Suite au compromis politique du trilogue, les arguments environnementaux et sanitaires qui relèvent du portefeuille de l’AESA sont à nouveau exclus de la liste. Ils ne seront donc pas invocables par les États membres. Outre les arguments socio-économiques, restent les objectifs de politiques environnementales.

Des mesures de coexistence obligatoires

Enfin, quatrième point de divergence entre le texte adopté par le Conseil et celui voté par la Commission « environnement », l’obligation pour les États membres de prendre des mesures nationales de coexistence (cf. Quelle est la réglementation sur la coexistence des culture GM ?), pour prévenir les risques de contamination suite à des cultures de PGM. À ce jour, il n’existe pas d’obligation pour les États membres de prendre de telles mesures. L’article 26bis de la directive 2001/18 les invite seulement à adopter « des mesures nécessaires pour éviter la présence accidentelles d’OGM dans d’autres produits ». Le Parlement souhaite que de telles mesures deviennent obligatoires sur le territoire des États et aux frontières, que les États aient fait le choix ou non de cultiver des PGM. Le Conseil ne rejoint pas cette généralisation de l’obligation qui relève de la souveraineté individuelle de chaque État.

C’est finalement une solution entre les deux positions qui a été retenue : des mesures de coexistence seront bien obligatoires, mais uniquement pour les États cultivant des OGM et sur les zones transfrontalières. De telles règles devront être adoptées d’ici deux ans. C’est donc a minima que des mesures de coexistence tenteront de protéger des contaminations entre États. Pour ce qui est des contaminations à l’échelle plus locale, entre agriculteurs, l’UE s’en désintéresse donc et laisse cela au « bon » vouloir des États membres.

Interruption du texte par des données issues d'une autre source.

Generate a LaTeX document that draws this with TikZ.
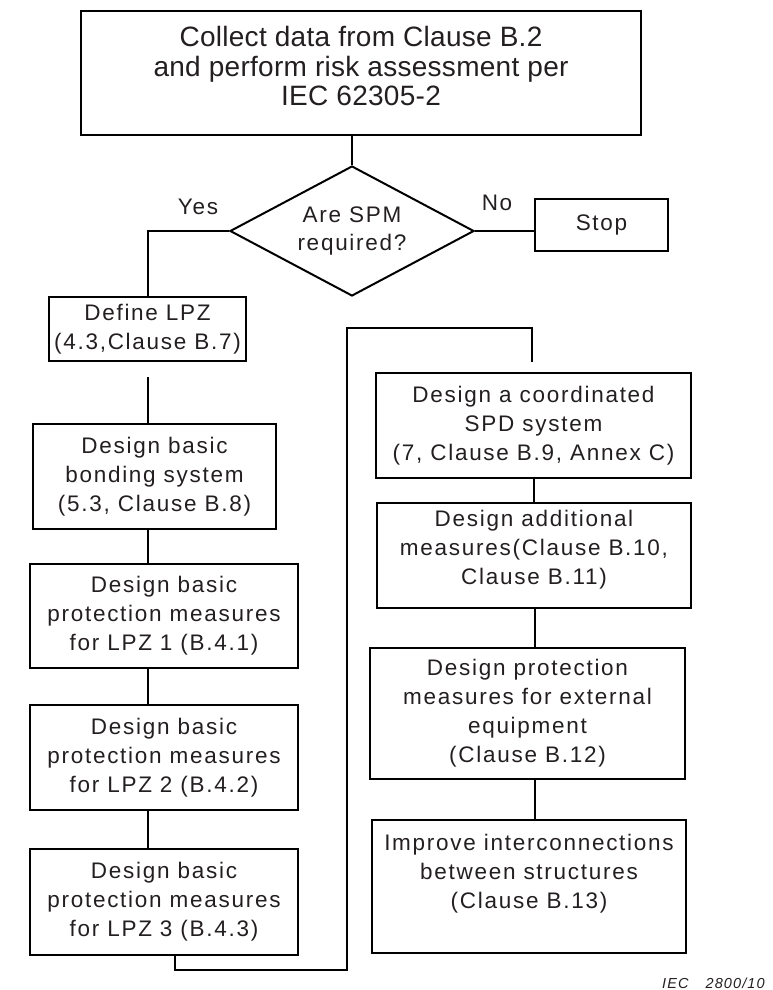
\documentclass[tikz,border=0pt]{standalone}
\usepackage{fontspec}
\setmainfont{Liberation Sans}
\newfontfamily\bodyfont{Liberation Sans}[LetterSpace=7.7]
\newfontfamily\topfont{Liberation Sans}[LetterSpace=1]
\usetikzlibrary{shapes.geometric}
\definecolor{txtc}{RGB}{35,31,32}
\begin{document}
\begin{tikzpicture}[x=1pt,y=-1pt,
  box/.style={draw, line width=2pt, inner sep=0pt, align=center, text=txtc,
              font=\bodyfont\fontsize{22.5}{29}\selectfont},
  lbl/.style={inner sep=0pt, text=txtc, font=\bodyfont\fontsize{22.5}{29}\selectfont},
  conn/.style={draw, line width=2pt}]
\useasboundingbox (0,0) rectangle (772,990);

\node[box, minimum width=560pt, minimum height=124pt, text depth=14pt,
      font=\topfont\fontsize{28}{29.5}\selectfont] (top) at (361,73)
  {Collect data from Clause B.2\\and perform risk assessment per\\IEC 62305-2};

\node[diamond, draw, line width=2pt, inner sep=0pt, aspect=1.88,
      minimum width=244pt, minimum height=130pt, align=center, text=txtc,
      font=\bodyfont\fontsize{22.5}{28}\selectfont] (dia) at (352,231) {Are SPM\\required?};

\node[box, minimum width=133pt, minimum height=52pt] (stop) at (601.5,225) {Stop};
\node[lbl] (yes) at (198,207) {Yes};
\node[lbl] (no) at (497,203) {No};

\node[box, minimum width=197pt, minimum height=64pt] (lpz) at (147.5,329)
  {Define LPZ\\(4.3,Clause B.7)};
\node[box, minimum width=243pt, minimum height=105pt] (bond) at (154.5,476.5)
  {Design basic\\bonding system\\(5.3, Clause B.8)};
\node[box, minimum width=268pt, minimum height=104pt] (l1) at (164,616)
  {Design basic\\protection measures\\for LPZ 1 (B.4.1)};
\node[box, minimum width=268pt, minimum height=105pt] (l2) at (164,757.5)
  {Design basic\\protection measures\\for LPZ 2 (B.4.2)};
\node[box, minimum width=268pt, minimum height=106pt] (l3) at (164,902)
  {Design basic\\protection measures\\for LPZ 3 (B.4.3)};

\node[box, minimum width=315pt, minimum height=105pt] (spd) at (533.5,425.5)
  {Design a coordinated\\SPD system\\(7, Clause B.9, Annex C)};
\node[box, minimum width=314pt, minimum height=105pt, text depth=16pt] (add) at (534,555.5)
  {Design additional\\measures(Clause B.10,\\Clause B.11)};
\node[box, minimum width=315pt, minimum height=131pt] (ext) at (527.5,713.5)
  {Design protection\\measures for external\\equipment\\(Clause B.12)};
\node[box, minimum width=314pt, minimum height=133pt, text depth=30pt] (imp) at (529,886.5)
  {Improve interconnections\\between structures\\(Clause B.13)};

\node[anchor=west, inner sep=0pt, text=txtc,
      font=\bodyfont\fontsize{14.5}{18}\selectfont\itshape]
  (iec) at (662,983) {IEC\hspace{17pt}2800/10};

% connectors
\draw[conn] (dia.north) -- (dia.north |- top.south);
\draw[conn] (dia.west) -| (lpz.north);
\draw[conn] (dia.east) -- (dia.east -| stop.west);
\coordinate (lpzout) at ([yshift=-15pt]lpz.south);
\draw[conn] (lpzout) -- (lpzout |- bond.north);
\draw[conn] (lpz.south |- bond.south) -- (lpz.south |- l1.north);
\draw[conn] (lpz.south |- l1.south) -- (lpz.south |- l2.north);
\draw[conn] (lpz.south |- l2.south) -- (lpz.south |- l3.north);
\coordinate (b1) at (175,970);
\coordinate (b2) at (347,328);
\coordinate (spdin) at ([xshift=-2pt,yshift=10pt]spd.north);
\draw[conn] (b1 |- l3.south) -- (b1) -| (b2) -| (spdin);
\coordinate (rc) at (535,0);
\draw[conn] (spd.south) -- (spd.south |- add.north);
\draw[conn] (rc |- add.south) -- (rc |- ext.north);
\draw[conn] (rc |- ext.south) -- (rc |- imp.north);
\end{tikzpicture}
\end{document}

L’équipe de Mme Ries se disait « raisonnablement optimiste » quant à une issue positive pour ces discussions : bien qu’ayant une approche différente, l’ensemble des acteurs s’accordait en effet sur la nécessaire modification de la directive. C’est désormais chose faite avec l’émergence de cet accord politique. Il est maintenant « plus que raisonnable » de penser que ce texte va être validé par l’ensemble des acteurs.

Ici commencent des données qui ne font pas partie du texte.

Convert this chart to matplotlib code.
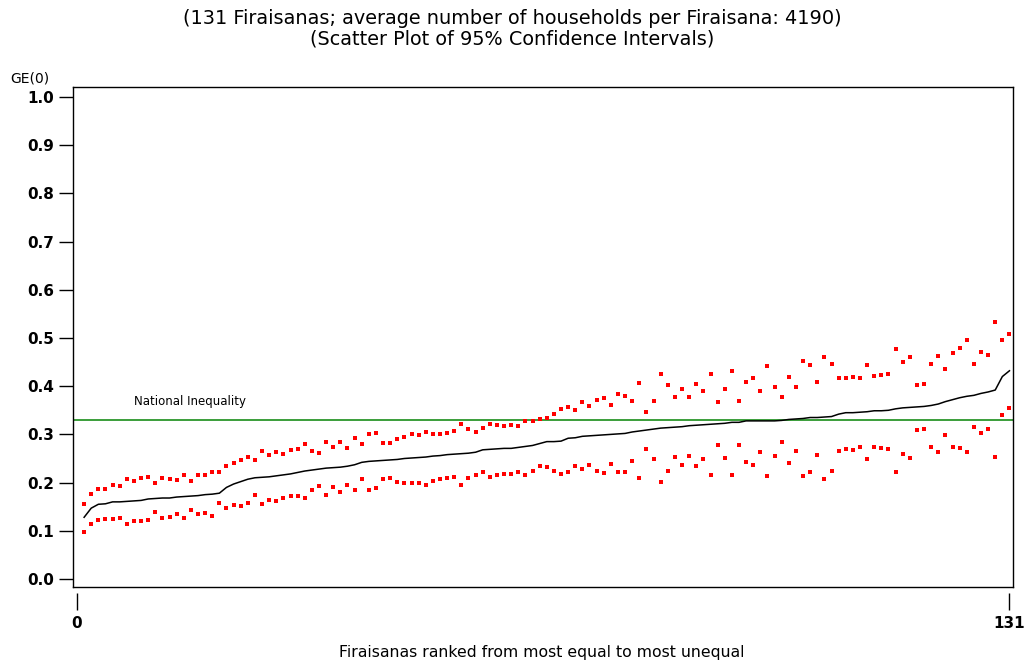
import numpy as np
import matplotlib
matplotlib.use('Agg')
import matplotlib.pyplot as plt

# GE(0) estimates per Firaisana, ranked, with 95% CI bounds
ge = [0.128, 0.147, 0.155, 0.156, 0.160, 0.160, 0.161, 0.162, 0.163, 0.166,
      0.167, 0.168, 0.168, 0.170, 0.171, 0.172, 0.173, 0.175, 0.176, 0.178,
      0.190, 0.197, 0.202, 0.207, 0.210, 0.211, 0.212, 0.214, 0.216, 0.218,
      0.221, 0.224, 0.226, 0.228, 0.230, 0.231, 0.232, 0.234, 0.237, 0.242,
      0.244, 0.245, 0.246, 0.247, 0.248, 0.250, 0.251, 0.252, 0.253, 0.255,
      0.256, 0.258, 0.259, 0.260, 0.261, 0.263, 0.268, 0.269, 0.270, 0.271,
      0.271, 0.273, 0.275, 0.277, 0.281, 0.285, 0.285, 0.286, 0.292, 0.293,
      0.296, 0.297, 0.298, 0.299, 0.300, 0.301, 0.302, 0.305, 0.307, 0.309,
      0.311, 0.313, 0.314, 0.315, 0.316, 0.318, 0.319, 0.320, 0.321, 0.322,
      0.323, 0.325, 0.325, 0.328, 0.328, 0.328, 0.328, 0.328, 0.329, 0.331,
      0.332, 0.333, 0.335, 0.335, 0.336, 0.337, 0.342, 0.345, 0.345, 0.346,
      0.347, 0.349, 0.349, 0.350, 0.353, 0.355, 0.356, 0.357, 0.358, 0.360,
      0.363, 0.368, 0.372, 0.376, 0.379, 0.381, 0.385, 0.388, 0.392, 0.420,
      0.432]

upper = [0.155, 0.176, 0.187, 0.187, 0.194, 0.193, 0.207, 0.204, 0.209, 0.212,
         0.199, 0.210, 0.208, 0.206, 0.216, 0.204, 0.216, 0.215, 0.223, 0.223,
         0.234, 0.241, 0.247, 0.253, 0.246, 0.266, 0.257, 0.264, 0.259, 0.268,
         0.270, 0.280, 0.266, 0.261, 0.285, 0.274, 0.284, 0.272, 0.292, 0.280,
         0.301, 0.302, 0.282, 0.283, 0.291, 0.294, 0.300, 0.299, 0.304, 0.300,
         0.301, 0.303, 0.308, 0.322, 0.312, 0.305, 0.313, 0.322, 0.319, 0.317,
         0.319, 0.317, 0.328, 0.327, 0.331, 0.333, 0.343, 0.352, 0.357, 0.350,
         0.367, 0.358, 0.371, 0.376, 0.360, 0.383, 0.380, 0.369, 0.406, 0.346,
         0.369, 0.425, 0.402, 0.378, 0.394, 0.378, 0.405, 0.389, 0.425, 0.367,
         0.394, 0.432, 0.369, 0.408, 0.416, 0.390, 0.442, 0.399, 0.377, 0.420,
         0.399, 0.452, 0.444, 0.409, 0.461, 0.446, 0.418, 0.418, 0.420, 0.416,
         0.444, 0.421, 0.423, 0.425, 0.477, 0.451, 0.461, 0.402, 0.404, 0.446,
         0.463, 0.435, 0.469, 0.479, 0.496, 0.447, 0.470, 0.464, 0.533, 0.496,
         0.508]

lower = [0.098, 0.114, 0.122, 0.124, 0.124, 0.126, 0.114, 0.120, 0.121, 0.122,
         0.138, 0.127, 0.129, 0.134, 0.127, 0.143, 0.134, 0.136, 0.131, 0.157,
         0.148, 0.153, 0.152, 0.157, 0.174, 0.156, 0.164, 0.162, 0.169, 0.172,
         0.173, 0.169, 0.185, 0.192, 0.174, 0.190, 0.180, 0.196, 0.185, 0.207,
         0.185, 0.188, 0.208, 0.210, 0.201, 0.199, 0.199, 0.199, 0.196, 0.204,
         0.207, 0.209, 0.211, 0.196, 0.209, 0.216, 0.222, 0.212, 0.216, 0.218,
         0.218, 0.223, 0.216, 0.224, 0.234, 0.232, 0.225, 0.218, 0.223, 0.234,
         0.228, 0.237, 0.225, 0.219, 0.239, 0.221, 0.223, 0.244, 0.209, 0.270,
         0.249, 0.202, 0.225, 0.254, 0.237, 0.256, 0.234, 0.248, 0.216, 0.277,
         0.251, 0.216, 0.279, 0.243, 0.237, 0.263, 0.214, 0.256, 0.284, 0.241,
         0.265, 0.214, 0.222, 0.258, 0.207, 0.225, 0.265, 0.270, 0.268, 0.274,
         0.248, 0.274, 0.272, 0.270, 0.221, 0.259, 0.251, 0.310, 0.311, 0.274,
         0.264, 0.299, 0.274, 0.272, 0.263, 0.315, 0.303, 0.311, 0.254, 0.340,
         0.354]

national = 0.330
rank = np.arange(1, len(ge) + 1)

fig = plt.figure(figsize=(10.24, 6.62), dpi=100)
ax = fig.add_axes([0.0713, 0.1133, 0.9177, 0.7553])

ax.plot(rank, ge, color='black', lw=1.1, zorder=3)
ax.plot(rank, upper, 's', color='red', ms=2.6, mew=0, zorder=4)
ax.plot(rank, lower, 's', color='red', ms=2.6, mew=0, zorder=4)
ax.axhline(national, color='#3a9e3a', lw=1.4, zorder=2)
ax.text(8, 0.355, 'National Inequality', fontsize=8.5, ha='left', va='bottom')

ax.set_xlim(-0.56, 131.46)
ax.set_ylim(-0.0166, 1.0207)

ax.set_yticks(np.arange(0, 1.01, 0.1))
ax.set_yticklabels(['%.1f' % v for v in np.arange(0, 1.01, 0.1)],
                   fontweight='bold', fontsize=11)
ax.tick_params(axis='y', direction='out', length=10, width=1, pad=3.5)

# x ticks hang below the box, detached from it
ax.spines['bottom'].set_position(('outward', 4))
ax.spines['bottom'].set_visible(False)
ax.plot([0, 1], [0, 0], transform=ax.transAxes, color='black', lw=1,
        clip_on=False, zorder=5)
ax.set_xticks([0, 131])
ax.set_xticklabels(['0', '131'], fontweight='bold', fontsize=11)
ax.tick_params(axis='x', direction='out', length=12, width=1, pad=5)

for s in ['left', 'right', 'top']:
    ax.spines[s].set_linewidth(1)

fig.text(0.529, 0.015, 'Firaisanas ranked from most equal to most unequal',
         fontsize=11.3, ha='center', va='center')
fig.text(0.010, 0.882, 'GE(0)', fontsize=10, ha='left', va='center')

fig.text(0.5, 0.972, '(131 Firaisanas; average number of households per Firaisana: 4190)',
         ha='center', va='center', fontsize=13.9)
fig.text(0.5, 0.941, '(Scatter Plot of 95% Confidence Intervals)',
         ha='center', va='center', fontsize=13.9)

fig.savefig('out.png', dpi=100)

Les euro-député-e-s socialistes exprimaient leur satisfaction : « C’est une victoire de toute l’équipe menée par la rapporteur Frédérique Ries, qui a eu le courage de ne jamais céder aux pressions du Conseil et de la Commission. (...) Les États qui souhaitent, comme la France, dire NON aux OGM pourront le faire sans craindre une quelconque insécurité juridique" [4].
Un son de cloche tout à fait différent résonnait chez les euro-députés verts au Parlement européen [5]. José Bové, notamment, s’inquiète que ces avancées à court terme, ne cachent en réalité de grandes faiblesses juridiques et beaucoup de zones d’ombres. La phase 1 de négociations avec les entreprises est conservée : « Qu’auront à négocier les États membres si ce n’est leur vote favorable pour l’autorisation d’un OGM en échange d’une interdiction sur leur territoire ? » s’interroge-t-il, en stigmatisant « un vote contraire à la logique : si un État souhaite interdire un OGM, c’est que ce dernier pose problème à un certain niveau, l’autorisation à l’échelle européenne n’est donc pas souhaitable... ». Pour l’eurodéputé, la phase 2 n’offre pas toutes les garanties de stabilité juridique au niveau international. En réalité, ce compromis risque de conduire à une situation où les entreprises obtiennent plus d’autorisations et plus rapidement : une victoire à la Pyrrhus pour les États membres !

La modification de la directive 2001/18 est donc désormais actée. Reste à en analyser en détail les tenants et les aboutissants.

Parlementeuropeen opt out vote janvier2015

Cet accord va-t-il massivement débloquer les autorisations d’OGM ?

La presse généraliste annonce la reprise des autorisations pour 2015 et titre, à l’instar de l’Agence France Presse : « OGM : L’UE s’ouvre à leur culture, premières autorisations en 2015 ». Cet accord politique permettra-t-il réellement un nouveau déferlement d’autorisations au niveau européen ?
À long terme, il est encore difficile de connaître l’effet que peut avoir cette modification sur le jeu des acteurs et les conséquences sur le nombre d’autorisations. Mais en effet, à court terme, plusieurs autorisations pourraient être débloquées d’ici quelques mois. Selon une source proche du dossier au niveau français, cet accord va permettre à la Commission européenne d’agir plus sereinement sur un certain nombre de dossiers (renouvellement du Mon810, autorisation du TC1507...). Cependant, nous précise notre correspondant, la Commission européenne aurait dû, tôt ou tard, accord ou non, se pencher dessus. Elle avait, en effet, été condamnée par la Cour de Justice de l’UE pour des délais trop long dans la procédure d’autorisation des OGM [6].